Os relatórios de pagamento a fornecedores da administração pública na Irlanda, para além de incluírem o total de pagamentos realizados, discriminados entre prazos de realização de 15 e 30 dias, incluem também os juros pagos a terceiros em resultado dos seus pagamentos atrasados. Na minha opinião, trata-se de um exemplo de transparência e de boa prática que deveria ser seguido em Portugal, onde infelizmente as más práticas continuam a ser a regra. É também a prova de que na Irlanda a lei é para cumprir, mesmo quando a penalização recai sobre o Estado, e não apenas para fazer de conta como tende a suceder em Portugal sempre que o prevaricador está na administração pública. Resta acrescentar que na Irlanda quase não há atrasados.
Em Portugal a situação é diferente. Continuamos a observar pagamentos atrasados e a administração pública continua a utilizar um prazo de pagamento que não faz sentido face ao que consta na directiva europeia. Esta foi transposta para a legislação nacional, mas na realidade é como se não existisse. A informação que é conhecida diz respeito aos montantes por pagar (vide DGO), aos prazos médios de pagamento que vão sendo publicados por várias entidades esparsas (DGO, DGTF, o Portal Autárquico, entre outras), mas pouco mais. Os dados permitem apenas concluir o óbvio, ou seja, que há dezenas de municípios que pagam em média muito para além dos 30 dias estabelecidos na Europa, e que o mesmo se passa no sector da saúde e na administração regional. A própria Direcção Geral do Orçamento paga em média a 116 dias!
Nos últimos anos tem havido uma evolução positiva, mas ainda assim insuficiente. No final de 2013, os pagamentos atrasados há mais de 90 dias totalizavam então quase 2.000 milhões de euros. No final de Junho deste ano, os atrasados representavam cerca de um quarto daquele valor.

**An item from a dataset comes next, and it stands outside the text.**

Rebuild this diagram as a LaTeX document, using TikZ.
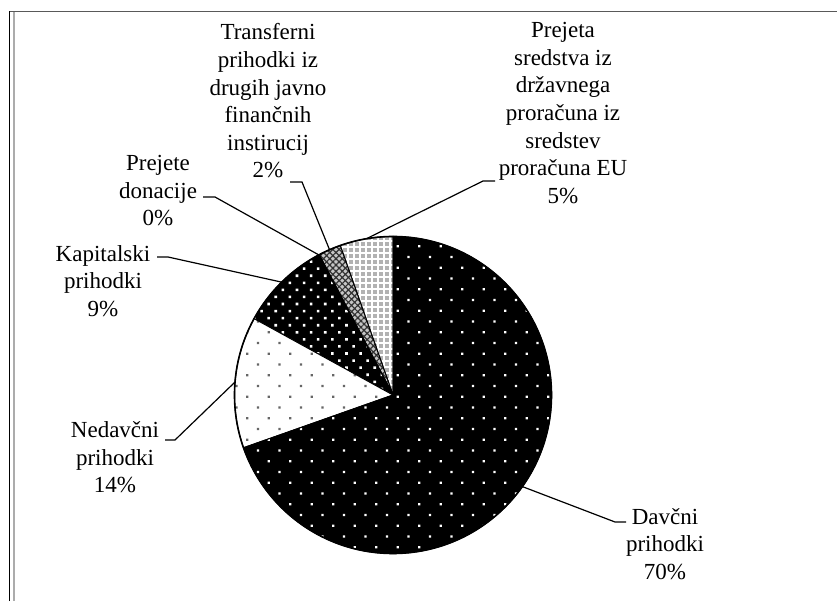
\documentclass[tikz,border=0pt]{standalone}
\usepackage{fontspec}
\setmainfont{Liberation Serif}
\usetikzlibrary{patterns.meta}

\newcommand{\pieR}{158.5}

\begin{document}
\begin{tikzpicture}[x=0.5pt,y=0.5pt,
  lbl/.style={align=center,inner sep=0,font=\fontsize{11.5}{13.8}\selectfont},
  leader/.style={line width=0.6pt},
  slice/.style={draw=black,line width=0.5pt},
  davfill/.style={preaction={fill=black},pattern={Dots[distance=7.6pt,angle=45,radius=0.8pt]},pattern color=white},
  nedfill/.style={preaction={fill=white},pattern={Dots[distance=7.6pt,angle=45,radius=0.8pt]},pattern color=black!60},
  kapfill/.style={preaction={fill=black},pattern={Dots[distance=5pt,angle=45,radius=0.9pt]},pattern color=white},
  donfill/.style={preaction={fill=gray}},
  trafill/.style={preaction={fill=gray!45},pattern={Hatch[distance=2.2pt,angle=45,line width=0.6pt]},pattern color=black!80},
  sredfill/.style={preaction={fill=gray!60},pattern={Hatch[distance=3pt,angle=0,line width=0.7pt]},pattern color=white}]

\useasboundingbox (0,0) rectangle (837,601);

% frame
\draw[black,line width=0.5pt] (9.5,0) -- (9.5,589.5);
\draw[gray!65,line width=0.8pt] (14,0) -- (14,589);
\draw[black!65,line width=0.6pt] (9.5,589.5) -- (837,589.5);

% pie
\coordinate (c) at (393,206);
\filldraw[slice,sredfill] (c) -- +(90:\pieR) arc[start angle=90,end angle=109.44,radius=\pieR] -- cycle;
\filldraw[slice,trafill] (c) -- +(109.44:\pieR) arc[start angle=109.44,end angle=117.72,radius=\pieR] -- cycle;
\filldraw[slice,donfill] (c) -- +(117.72:\pieR) arc[start angle=117.72,end angle=118.08,radius=\pieR] -- cycle;
\filldraw[slice,kapfill] (c) -- +(118.08:\pieR) arc[start angle=118.08,end angle=151.2,radius=\pieR] -- cycle;
\filldraw[slice,nedfill] (c) -- +(151.2:\pieR) arc[start angle=151.2,end angle=199.44,radius=\pieR] -- cycle;
\filldraw[slice,davfill] (c) -- +(199.44:\pieR) arc[start angle=199.44,end angle=450,radius=\pieR] -- cycle;
\draw[line width=0.8pt] (c) circle[radius=\pieR];

% Nodes
\node[lbl] (dav) at (665,57) {Davčni\\prihodki\\70\%};
\node[lbl] (ned) at (115,143.5) {Nedavčni\\prihodki\\14\%};
\node[lbl] (kap) at (103,320) {Kapitalski\\prihodki\\9\%};
\node[lbl] (don) at (158,410.4) {Prejete\\donacije\\0\%};
\node[lbl] (tra) at (268,500) {Transferni\\prihodki iz\\drugih javno\\finančnih\\instirucij\\2\%};
\node[lbl] (sred) at (563,488) {Prejeta\\sredstva iz\\državnega\\proračuna iz\\sredstev\\proračuna EU\\5\%};

% leader points
\coordinate (dav_e) at ([shift={(-35.3:\pieR)}]c);
\coordinate (dav_k) at (615,79);
\coordinate (dav_t) at (626,79);
\coordinate (ned_e) at ([shift={(175.3:\pieR)}]c);
\coordinate (ned_k) at (175,161);
\coordinate (ned_t) at (165,161);
\coordinate (kap_e) at ([shift={(134.6:\pieR)}]c);
\coordinate (kap_k) at (168,344);
\coordinate (kap_t) at (157,344);
\coordinate (don_e) at ([shift={(117.9:\pieR)}]c);
\coordinate (don_k) at (215,404);
\coordinate (don_t) at (203,404);
\coordinate (tra_e) at ([shift={(113.6:\pieR)}]c);
\coordinate (tra_k) at (302,419);
\coordinate (tra_t) at (290,419);
\coordinate (sred_e) at ([shift={(99.7:\pieR)}]c);
\coordinate (sred_k) at (483,420);
\coordinate (sred_t) at (495,420);

%leaders
\draw[leader] (dav_e) -- (dav_k) -- (dav_t);
\draw[leader] (ned_e) -- (ned_k) -- (ned_t);
\draw[leader] (kap_e) -- (kap_k) -- (kap_t);
\draw[leader] (don_e) -- (don_k) -- (don_t);
\draw[leader] (tra_e) -- (tra_k) -- (tra_t);
\draw[leader] (sred_e) -- (sred_k) -- (sred_t);

\end{tikzpicture}
\end{document}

Todavia, enquanto existirem atrasos tão persistentes quanto aqueles que existem e, sobretudo, enquanto permanecer a atitude permissiva do Estado face a estas práticas, as administrações públicas não estarão a cumprir as leis que têm de cumprir. As autoridades estarão, sim, a sonegar aos seus fornecedores o direito ao recebimento atempado dos valores em falta e, provavelmente, também o direito aos juros indemnizatórios. Estado de direito? Não! Pelo contrário, trata-se de uma vergonha institucional.